We have covered a lot of ground, from the basic idea of sorting toy blocks to the practical steps of designing, scaling, and maintaining a data model. Let us synthesize the key takeaways and lay out a concrete set of next actions you can take starting today. The goal is to move from theory to practice, building your own data model for a small project or improving an existing one.

Key Takeaways

First, data modeling is not a mysterious art—it is a systematic way of organizing information, analogous to sorting toy blocks into labeled bins. The core concepts are entities (the bins), attributes (the labels on each block), and relationships (how the blocks fit together). Second, the design process is iterative: gather requirements, identify entities, define relationships, normalize, and validate. Third, choose tools that match your project's scale and your team's skill level—start simple and upgrade when needed. Fourth, plan for growth by adding tables, not modifying them, indexing wisely, and using integration layers for external data. Fifth, avoid common pitfalls like over-engineering, inconsistent naming, wrong data types, lack of history, and missing documentation. Finally, remember that a data model is a living artifact—maintain it as your application evolves.

Your Next Actions (Start This Week)

1. Pick a small domain: Choose a familiar area like a personal book collection, a home inventory, or a simple business process (e.g., tracking expenses). Do not try to model your entire company on day one.
2. Sketch a conceptual model: On paper or a whiteboard, list the entities and draw lines for relationships. Use sticky notes if it helps. Aim for 3–5 entities.
3. Define attributes: For each entity, list 3–5 attributes that are essential. Identify the primary key for each.
4. Normalize: Check for repeating groups and partial dependencies. Split tables if needed.
5. Build it: Use a free tool like SQLite or MySQL to create the tables. Write a few INSERT and SELECT queries to test your model. Does it answer the questions you care about?
6. Review and refine: Ask a colleague or friend to look at your model and try to trace a scenario. Revise based on feedback.
7. Document: Create a simple data dictionary (a spreadsheet or markdown file) listing each column with its type and description. Save your ERD as an image.
8. Iterate: Over the next weeks, add a new feature to your model (e.g., adding a 'loan' table to your book collection).

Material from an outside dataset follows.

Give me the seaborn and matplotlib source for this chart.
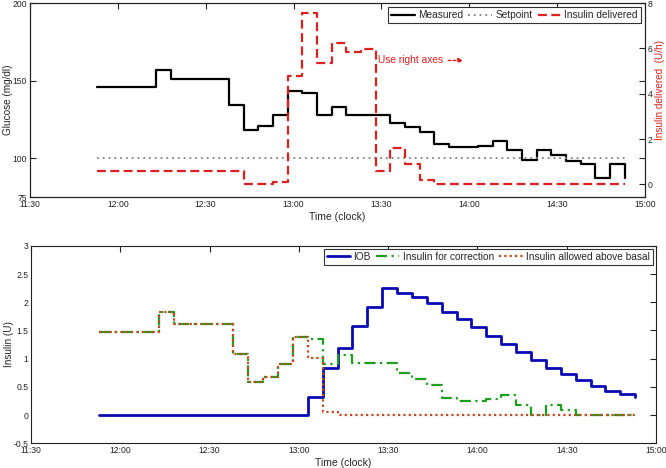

Practice extending without breaking existing tables.

By following these steps, you will internalize the thought process of data modeling. Soon, you will see data models everywhere—in the way a library organizes books, in the schema of your favorite app, in the structure of a spreadsheet. And you will be equipped to design your own, turning a dark room of scattered blocks into a well-organized workshop where you can always find the red square block you need.